### Directions
Leave out the images; return the rest of the data exactly.

### Supplied material

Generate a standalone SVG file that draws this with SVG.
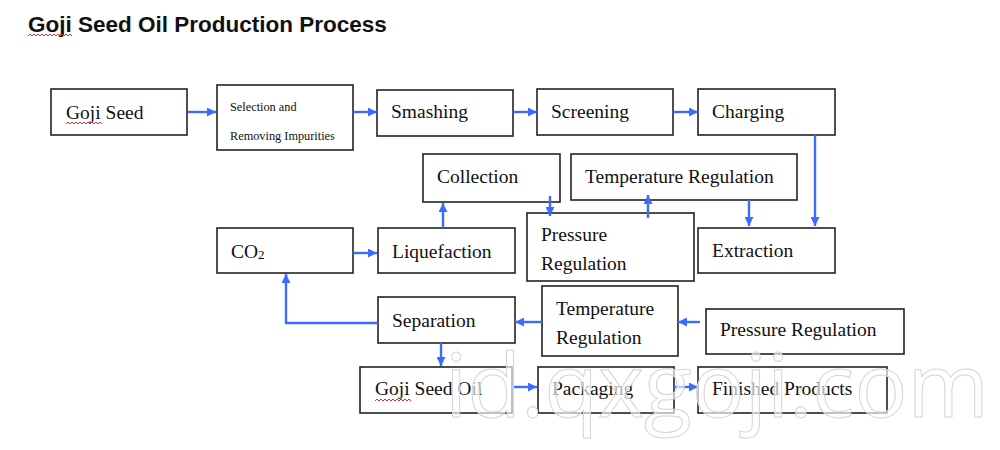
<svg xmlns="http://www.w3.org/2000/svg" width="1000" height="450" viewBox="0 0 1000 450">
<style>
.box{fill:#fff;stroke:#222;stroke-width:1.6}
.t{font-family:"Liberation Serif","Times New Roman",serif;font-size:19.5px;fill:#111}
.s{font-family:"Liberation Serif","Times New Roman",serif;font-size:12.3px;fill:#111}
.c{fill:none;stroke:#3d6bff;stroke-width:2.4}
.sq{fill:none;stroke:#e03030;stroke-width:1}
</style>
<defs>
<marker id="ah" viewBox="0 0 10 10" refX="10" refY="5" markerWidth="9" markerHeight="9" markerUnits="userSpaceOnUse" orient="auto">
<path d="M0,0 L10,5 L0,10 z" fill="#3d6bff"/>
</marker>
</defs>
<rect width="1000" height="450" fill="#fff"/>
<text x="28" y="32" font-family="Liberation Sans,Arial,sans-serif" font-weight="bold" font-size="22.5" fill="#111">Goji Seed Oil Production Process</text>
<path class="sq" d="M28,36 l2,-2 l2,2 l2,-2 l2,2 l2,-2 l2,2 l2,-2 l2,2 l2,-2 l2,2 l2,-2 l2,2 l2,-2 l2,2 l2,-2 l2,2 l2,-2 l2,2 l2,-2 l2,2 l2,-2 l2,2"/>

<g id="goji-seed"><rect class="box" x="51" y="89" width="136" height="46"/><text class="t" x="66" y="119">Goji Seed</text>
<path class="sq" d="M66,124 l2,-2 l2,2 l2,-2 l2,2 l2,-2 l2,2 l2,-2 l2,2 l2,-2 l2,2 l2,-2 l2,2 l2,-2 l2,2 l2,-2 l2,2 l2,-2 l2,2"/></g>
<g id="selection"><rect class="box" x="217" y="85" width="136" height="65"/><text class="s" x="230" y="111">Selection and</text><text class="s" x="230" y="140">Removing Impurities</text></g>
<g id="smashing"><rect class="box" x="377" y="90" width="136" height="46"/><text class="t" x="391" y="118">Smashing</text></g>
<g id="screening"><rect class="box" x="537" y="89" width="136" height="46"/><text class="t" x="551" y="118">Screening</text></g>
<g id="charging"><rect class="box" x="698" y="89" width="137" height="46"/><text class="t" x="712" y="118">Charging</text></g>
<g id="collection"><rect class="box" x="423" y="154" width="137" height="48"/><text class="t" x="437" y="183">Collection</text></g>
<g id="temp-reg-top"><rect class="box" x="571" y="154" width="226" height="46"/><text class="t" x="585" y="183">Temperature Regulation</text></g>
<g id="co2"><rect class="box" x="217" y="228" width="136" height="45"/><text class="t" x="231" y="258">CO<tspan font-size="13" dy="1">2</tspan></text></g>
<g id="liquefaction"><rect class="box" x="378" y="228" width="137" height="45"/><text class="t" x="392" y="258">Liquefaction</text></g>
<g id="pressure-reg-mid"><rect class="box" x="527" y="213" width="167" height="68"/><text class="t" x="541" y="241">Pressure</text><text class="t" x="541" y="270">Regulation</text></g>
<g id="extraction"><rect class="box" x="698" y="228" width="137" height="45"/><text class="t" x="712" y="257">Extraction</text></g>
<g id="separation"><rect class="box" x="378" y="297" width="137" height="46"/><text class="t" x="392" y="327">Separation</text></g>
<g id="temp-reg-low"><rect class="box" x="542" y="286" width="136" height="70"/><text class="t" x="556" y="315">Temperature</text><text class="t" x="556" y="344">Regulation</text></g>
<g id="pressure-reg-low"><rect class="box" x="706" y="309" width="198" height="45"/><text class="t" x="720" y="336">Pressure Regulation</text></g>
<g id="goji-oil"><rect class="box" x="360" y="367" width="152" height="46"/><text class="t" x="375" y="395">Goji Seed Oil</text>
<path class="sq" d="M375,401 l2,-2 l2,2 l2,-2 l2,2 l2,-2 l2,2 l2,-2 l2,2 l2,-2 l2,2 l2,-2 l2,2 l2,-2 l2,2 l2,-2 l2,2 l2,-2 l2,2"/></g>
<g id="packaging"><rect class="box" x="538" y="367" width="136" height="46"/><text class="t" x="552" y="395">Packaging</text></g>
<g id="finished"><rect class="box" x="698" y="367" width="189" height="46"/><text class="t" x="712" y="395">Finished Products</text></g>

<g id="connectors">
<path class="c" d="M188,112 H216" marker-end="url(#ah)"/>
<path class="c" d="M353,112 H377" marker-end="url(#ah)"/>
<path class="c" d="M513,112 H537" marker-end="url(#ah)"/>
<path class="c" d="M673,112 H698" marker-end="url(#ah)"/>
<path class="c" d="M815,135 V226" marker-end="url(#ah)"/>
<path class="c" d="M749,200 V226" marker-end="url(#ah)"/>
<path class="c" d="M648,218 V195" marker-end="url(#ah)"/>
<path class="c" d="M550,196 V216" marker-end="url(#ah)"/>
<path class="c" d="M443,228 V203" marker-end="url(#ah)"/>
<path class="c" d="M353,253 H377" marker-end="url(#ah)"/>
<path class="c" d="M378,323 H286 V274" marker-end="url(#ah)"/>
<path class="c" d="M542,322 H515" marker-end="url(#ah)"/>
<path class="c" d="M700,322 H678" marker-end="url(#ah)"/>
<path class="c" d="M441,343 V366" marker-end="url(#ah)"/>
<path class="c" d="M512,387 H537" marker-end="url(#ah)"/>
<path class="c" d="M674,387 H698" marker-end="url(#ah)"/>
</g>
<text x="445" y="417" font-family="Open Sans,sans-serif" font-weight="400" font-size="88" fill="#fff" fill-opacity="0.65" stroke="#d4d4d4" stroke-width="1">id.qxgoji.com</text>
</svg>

### The response
Generate a standalone SVG file that draws this with SVG.
<svg xmlns="http://www.w3.org/2000/svg" width="1000" height="450" viewBox="0 0 1000 450">
<style>
.box{fill:#fff;stroke:#222;stroke-width:1.6}
.t{font-family:"Liberation Serif","Times New Roman",serif;font-size:19.5px;fill:#111}
.s{font-family:"Liberation Serif","Times New Roman",serif;font-size:12.3px;fill:#111}
.c{fill:none;stroke:#3d6bff;stroke-width:2.4}
.sq{fill:none;stroke:#e03030;stroke-width:1}
</style>
<defs>
<marker id="ah" viewBox="0 0 10 10" refX="10" refY="5" markerWidth="9" markerHeight="9" markerUnits="userSpaceOnUse" orient="auto">
<path d="M0,0 L10,5 L0,10 z" fill="#3d6bff"/>
</marker>
</defs>
<rect width="1000" height="450" fill="#fff"/>
<text x="28" y="32" font-family="Liberation Sans,Arial,sans-serif" font-weight="bold" font-size="22.5" fill="#111">Goji Seed Oil Production Process</text>
<path class="sq" d="M28,36 l2,-2 l2,2 l2,-2 l2,2 l2,-2 l2,2 l2,-2 l2,2 l2,-2 l2,2 l2,-2 l2,2 l2,-2 l2,2 l2,-2 l2,2 l2,-2 l2,2 l2,-2 l2,2 l2,-2 l2,2"/>

<g id="goji-seed"><rect class="box" x="51" y="89" width="136" height="46"/><text class="t" x="66" y="119">Goji Seed</text>
<path class="sq" d="M66,124 l2,-2 l2,2 l2,-2 l2,2 l2,-2 l2,2 l2,-2 l2,2 l2,-2 l2,2 l2,-2 l2,2 l2,-2 l2,2 l2,-2 l2,2 l2,-2 l2,2"/></g>
<g id="selection"><rect class="box" x="217" y="85" width="136" height="65"/><text class="s" x="230" y="111">Selection and</text><text class="s" x="230" y="140">Removing Impurities</text></g>
<g id="smashing"><rect class="box" x="377" y="90" width="136" height="46"/><text class="t" x="391" y="118">Smashing</text></g>
<g id="screening"><rect class="box" x="537" y="89" width="136" height="46"/><text class="t" x="551" y="118">Screening</text></g>
<g id="charging"><rect class="box" x="698" y="89" width="137" height="46"/><text class="t" x="712" y="118">Charging</text></g>
<g id="collection"><rect class="box" x="423" y="154" width="137" height="48"/><text class="t" x="437" y="183">Collection</text></g>
<g id="temp-reg-top"><rect class="box" x="571" y="154" width="226" height="46"/><text class="t" x="585" y="183">Temperature Regulation</text></g>
<g id="co2"><rect class="box" x="217" y="228" width="136" height="45"/><text class="t" x="231" y="258">CO<tspan font-size="13" dy="1">2</tspan></text></g>
<g id="liquefaction"><rect class="box" x="378" y="228" width="137" height="45"/><text class="t" x="392" y="258">Liquefaction</text></g>
<g id="pressure-reg-mid"><rect class="box" x="527" y="213" width="167" height="68"/><text class="t" x="541" y="241">Pressure</text><text class="t" x="541" y="270">Regulation</text></g>
<g id="extraction"><rect class="box" x="698" y="228" width="137" height="45"/><text class="t" x="712" y="257">Extraction</text></g>
<g id="separation"><rect class="box" x="378" y="297" width="137" height="46"/><text class="t" x="392" y="327">Separation</text></g>
<g id="temp-reg-low"><rect class="box" x="542" y="286" width="136" height="70"/><text class="t" x="556" y="315">Temperature</text><text class="t" x="556" y="344">Regulation</text></g>
<g id="pressure-reg-low"><rect class="box" x="706" y="309" width="198" height="45"/><text class="t" x="720" y="336">Pressure Regulation</text></g>
<g id="goji-oil"><rect class="box" x="360" y="367" width="152" height="46"/><text class="t" x="375" y="395">Goji Seed Oil</text>
<path class="sq" d="M375,401 l2,-2 l2,2 l2,-2 l2,2 l2,-2 l2,2 l2,-2 l2,2 l2,-2 l2,2 l2,-2 l2,2 l2,-2 l2,2 l2,-2 l2,2 l2,-2 l2,2"/></g>
<g id="packaging"><rect class="box" x="538" y="367" width="136" height="46"/><text class="t" x="552" y="395">Packaging</text></g>
<g id="finished"><rect class="box" x="698" y="367" width="189" height="46"/><text class="t" x="712" y="395">Finished Products</text></g>

<g id="connectors">
<path class="c" d="M188,112 H216" marker-end="url(#ah)"/>
<path class="c" d="M353,112 H377" marker-end="url(#ah)"/>
<path class="c" d="M513,112 H537" marker-end="url(#ah)"/>
<path class="c" d="M673,112 H698" marker-end="url(#ah)"/>
<path class="c" d="M815,135 V226" marker-end="url(#ah)"/>
<path class="c" d="M749,200 V226" marker-end="url(#ah)"/>
<path class="c" d="M648,218 V195" marker-end="url(#ah)"/>
<path class="c" d="M550,196 V216" marker-end="url(#ah)"/>
<path class="c" d="M443,228 V203" marker-end="url(#ah)"/>
<path class="c" d="M353,253 H377" marker-end="url(#ah)"/>
<path class="c" d="M378,323 H286 V274" marker-end="url(#ah)"/>
<path class="c" d="M542,322 H515" marker-end="url(#ah)"/>
<path class="c" d="M700,322 H678" marker-end="url(#ah)"/>
<path class="c" d="M441,343 V366" marker-end="url(#ah)"/>
<path class="c" d="M512,387 H537" marker-end="url(#ah)"/>
<path class="c" d="M674,387 H698" marker-end="url(#ah)"/>
</g>
<text x="445" y="417" font-family="Open Sans,sans-serif" font-weight="400" font-size="88" fill="#fff" fill-opacity="0.65" stroke="#d4d4d4" stroke-width="1">id.qxgoji.com</text>
</svg>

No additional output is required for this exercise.